**DESCRIPTION OF THE TASK**
Return exactly the listing's lines, from its first line to the line holding "import seaborn as sns", ends included.

(Rows from a dataset)
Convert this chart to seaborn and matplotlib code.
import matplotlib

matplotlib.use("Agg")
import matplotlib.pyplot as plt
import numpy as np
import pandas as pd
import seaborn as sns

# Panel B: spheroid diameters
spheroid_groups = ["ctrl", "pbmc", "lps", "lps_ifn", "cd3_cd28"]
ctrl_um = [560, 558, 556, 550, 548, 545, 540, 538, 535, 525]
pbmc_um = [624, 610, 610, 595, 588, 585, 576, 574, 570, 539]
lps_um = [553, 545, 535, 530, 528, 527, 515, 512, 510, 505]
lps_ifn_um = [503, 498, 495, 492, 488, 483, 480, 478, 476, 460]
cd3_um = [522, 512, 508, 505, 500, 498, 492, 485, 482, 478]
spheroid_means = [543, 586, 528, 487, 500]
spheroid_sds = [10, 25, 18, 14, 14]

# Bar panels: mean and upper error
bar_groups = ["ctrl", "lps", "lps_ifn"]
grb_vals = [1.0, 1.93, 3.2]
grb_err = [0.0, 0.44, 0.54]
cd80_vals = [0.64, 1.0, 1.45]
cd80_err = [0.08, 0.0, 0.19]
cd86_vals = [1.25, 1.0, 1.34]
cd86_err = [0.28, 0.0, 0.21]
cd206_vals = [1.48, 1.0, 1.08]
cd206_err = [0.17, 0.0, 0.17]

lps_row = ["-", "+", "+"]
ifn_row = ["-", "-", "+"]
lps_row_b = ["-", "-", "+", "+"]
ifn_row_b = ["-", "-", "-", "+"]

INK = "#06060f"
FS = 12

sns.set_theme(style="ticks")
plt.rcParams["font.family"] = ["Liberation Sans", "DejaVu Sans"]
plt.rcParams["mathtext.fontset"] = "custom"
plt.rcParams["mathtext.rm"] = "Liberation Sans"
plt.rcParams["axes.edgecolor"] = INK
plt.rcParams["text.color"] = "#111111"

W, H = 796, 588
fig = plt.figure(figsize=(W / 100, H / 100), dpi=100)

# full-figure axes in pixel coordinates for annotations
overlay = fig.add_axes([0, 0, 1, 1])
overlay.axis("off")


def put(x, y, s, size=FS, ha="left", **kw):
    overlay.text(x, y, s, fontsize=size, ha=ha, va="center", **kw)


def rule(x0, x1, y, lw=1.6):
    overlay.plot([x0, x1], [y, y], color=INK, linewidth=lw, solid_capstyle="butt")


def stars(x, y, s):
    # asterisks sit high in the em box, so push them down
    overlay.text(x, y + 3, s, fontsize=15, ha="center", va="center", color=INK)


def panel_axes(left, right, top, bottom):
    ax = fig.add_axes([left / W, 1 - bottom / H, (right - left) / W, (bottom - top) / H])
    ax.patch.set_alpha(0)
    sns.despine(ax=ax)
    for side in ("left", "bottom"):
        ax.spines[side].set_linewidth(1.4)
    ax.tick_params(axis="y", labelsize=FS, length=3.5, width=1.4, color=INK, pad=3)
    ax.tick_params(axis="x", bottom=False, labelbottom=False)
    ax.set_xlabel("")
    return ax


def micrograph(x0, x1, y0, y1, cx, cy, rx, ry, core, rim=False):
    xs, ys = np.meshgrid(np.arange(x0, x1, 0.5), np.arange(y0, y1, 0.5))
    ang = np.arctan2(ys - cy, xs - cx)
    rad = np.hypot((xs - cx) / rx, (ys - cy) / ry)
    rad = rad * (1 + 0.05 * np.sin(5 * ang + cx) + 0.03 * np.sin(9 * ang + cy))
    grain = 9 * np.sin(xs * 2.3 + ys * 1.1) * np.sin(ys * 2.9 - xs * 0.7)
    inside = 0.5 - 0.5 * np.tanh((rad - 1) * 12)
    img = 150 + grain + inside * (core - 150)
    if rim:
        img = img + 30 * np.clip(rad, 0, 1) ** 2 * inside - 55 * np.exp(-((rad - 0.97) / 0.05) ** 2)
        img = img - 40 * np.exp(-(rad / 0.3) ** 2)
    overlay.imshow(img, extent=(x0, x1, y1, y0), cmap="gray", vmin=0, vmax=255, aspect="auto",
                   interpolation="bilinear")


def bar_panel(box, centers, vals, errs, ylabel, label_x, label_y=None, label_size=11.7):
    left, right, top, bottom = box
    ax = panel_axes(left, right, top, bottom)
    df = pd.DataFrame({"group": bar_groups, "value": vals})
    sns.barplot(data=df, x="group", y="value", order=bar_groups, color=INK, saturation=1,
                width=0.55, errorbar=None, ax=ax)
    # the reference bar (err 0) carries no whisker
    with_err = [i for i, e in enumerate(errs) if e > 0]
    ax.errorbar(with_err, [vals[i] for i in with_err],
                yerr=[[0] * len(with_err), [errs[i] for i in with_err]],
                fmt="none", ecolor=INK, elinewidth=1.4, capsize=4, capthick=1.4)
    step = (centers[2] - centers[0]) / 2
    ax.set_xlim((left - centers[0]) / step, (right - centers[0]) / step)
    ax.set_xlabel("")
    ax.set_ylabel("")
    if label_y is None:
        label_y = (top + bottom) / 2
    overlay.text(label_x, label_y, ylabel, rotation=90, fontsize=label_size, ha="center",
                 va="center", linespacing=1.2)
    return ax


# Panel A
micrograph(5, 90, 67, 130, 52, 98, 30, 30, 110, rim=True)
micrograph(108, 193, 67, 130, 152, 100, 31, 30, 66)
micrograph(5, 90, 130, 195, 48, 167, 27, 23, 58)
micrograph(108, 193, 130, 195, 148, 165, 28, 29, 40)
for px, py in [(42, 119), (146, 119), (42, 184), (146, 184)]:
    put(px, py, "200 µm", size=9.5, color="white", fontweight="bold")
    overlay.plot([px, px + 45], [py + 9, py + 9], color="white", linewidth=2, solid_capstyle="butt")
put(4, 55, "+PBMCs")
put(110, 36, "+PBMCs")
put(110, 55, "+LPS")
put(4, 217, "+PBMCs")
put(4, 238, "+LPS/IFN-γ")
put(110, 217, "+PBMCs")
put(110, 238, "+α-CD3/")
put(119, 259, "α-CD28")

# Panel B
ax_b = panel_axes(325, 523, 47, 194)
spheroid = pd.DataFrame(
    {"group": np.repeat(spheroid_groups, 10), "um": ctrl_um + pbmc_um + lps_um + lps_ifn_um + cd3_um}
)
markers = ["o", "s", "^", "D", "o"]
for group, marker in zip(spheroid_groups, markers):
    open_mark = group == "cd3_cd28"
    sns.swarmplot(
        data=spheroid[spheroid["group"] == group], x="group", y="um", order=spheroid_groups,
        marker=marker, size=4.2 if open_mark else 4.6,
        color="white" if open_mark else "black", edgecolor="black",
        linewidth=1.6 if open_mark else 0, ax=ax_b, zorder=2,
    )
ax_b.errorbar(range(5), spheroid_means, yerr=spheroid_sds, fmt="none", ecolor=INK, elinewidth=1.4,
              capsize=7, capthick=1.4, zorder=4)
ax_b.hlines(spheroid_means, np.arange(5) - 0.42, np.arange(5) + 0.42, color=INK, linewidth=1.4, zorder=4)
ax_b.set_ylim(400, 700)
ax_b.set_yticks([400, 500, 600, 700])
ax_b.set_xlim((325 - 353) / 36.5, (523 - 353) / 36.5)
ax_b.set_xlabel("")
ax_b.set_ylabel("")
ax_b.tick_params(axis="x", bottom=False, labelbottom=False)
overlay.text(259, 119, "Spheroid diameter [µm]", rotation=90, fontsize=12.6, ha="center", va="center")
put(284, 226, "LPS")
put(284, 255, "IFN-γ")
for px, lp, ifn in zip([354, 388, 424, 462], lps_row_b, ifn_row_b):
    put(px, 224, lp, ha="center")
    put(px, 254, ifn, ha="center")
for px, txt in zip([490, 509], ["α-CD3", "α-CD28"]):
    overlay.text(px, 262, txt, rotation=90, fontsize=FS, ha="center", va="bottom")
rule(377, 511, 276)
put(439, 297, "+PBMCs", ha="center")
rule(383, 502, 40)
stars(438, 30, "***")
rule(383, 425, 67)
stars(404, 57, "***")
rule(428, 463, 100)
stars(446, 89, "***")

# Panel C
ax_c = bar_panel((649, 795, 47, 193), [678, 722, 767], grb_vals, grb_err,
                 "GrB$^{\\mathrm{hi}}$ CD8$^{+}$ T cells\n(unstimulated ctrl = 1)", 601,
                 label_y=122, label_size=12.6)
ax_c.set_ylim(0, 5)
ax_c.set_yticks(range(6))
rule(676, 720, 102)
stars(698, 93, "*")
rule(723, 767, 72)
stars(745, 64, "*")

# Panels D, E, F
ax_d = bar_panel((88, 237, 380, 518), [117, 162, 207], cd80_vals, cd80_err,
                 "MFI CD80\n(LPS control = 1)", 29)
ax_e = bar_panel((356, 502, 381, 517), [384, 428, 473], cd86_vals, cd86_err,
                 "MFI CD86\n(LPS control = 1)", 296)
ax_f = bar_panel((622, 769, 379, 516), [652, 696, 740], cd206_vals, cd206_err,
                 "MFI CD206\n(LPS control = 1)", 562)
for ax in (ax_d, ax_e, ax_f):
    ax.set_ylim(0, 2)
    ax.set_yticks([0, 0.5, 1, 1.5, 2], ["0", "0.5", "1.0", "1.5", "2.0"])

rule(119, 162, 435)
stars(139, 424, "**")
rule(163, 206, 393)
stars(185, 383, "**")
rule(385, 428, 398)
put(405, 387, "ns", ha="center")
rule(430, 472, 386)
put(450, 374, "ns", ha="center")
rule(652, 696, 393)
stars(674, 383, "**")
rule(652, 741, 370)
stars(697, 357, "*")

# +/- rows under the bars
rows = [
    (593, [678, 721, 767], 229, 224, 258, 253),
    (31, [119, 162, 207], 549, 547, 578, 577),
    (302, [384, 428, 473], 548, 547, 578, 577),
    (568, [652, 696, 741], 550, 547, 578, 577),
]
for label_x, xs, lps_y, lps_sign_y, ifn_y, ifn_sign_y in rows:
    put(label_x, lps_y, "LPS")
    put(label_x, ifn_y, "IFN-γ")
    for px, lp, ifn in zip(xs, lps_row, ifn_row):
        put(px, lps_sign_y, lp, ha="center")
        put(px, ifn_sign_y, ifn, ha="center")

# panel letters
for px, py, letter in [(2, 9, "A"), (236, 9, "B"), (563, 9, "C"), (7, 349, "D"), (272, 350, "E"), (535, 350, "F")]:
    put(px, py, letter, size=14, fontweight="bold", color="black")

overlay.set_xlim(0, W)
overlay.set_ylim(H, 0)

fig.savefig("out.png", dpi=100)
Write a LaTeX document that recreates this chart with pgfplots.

**ANSWER IN FULL**
Convert this chart to seaborn and matplotlib code.
import matplotlib

matplotlib.use("Agg")
import matplotlib.pyplot as plt
import numpy as np
import pandas as pd
import seaborn as sns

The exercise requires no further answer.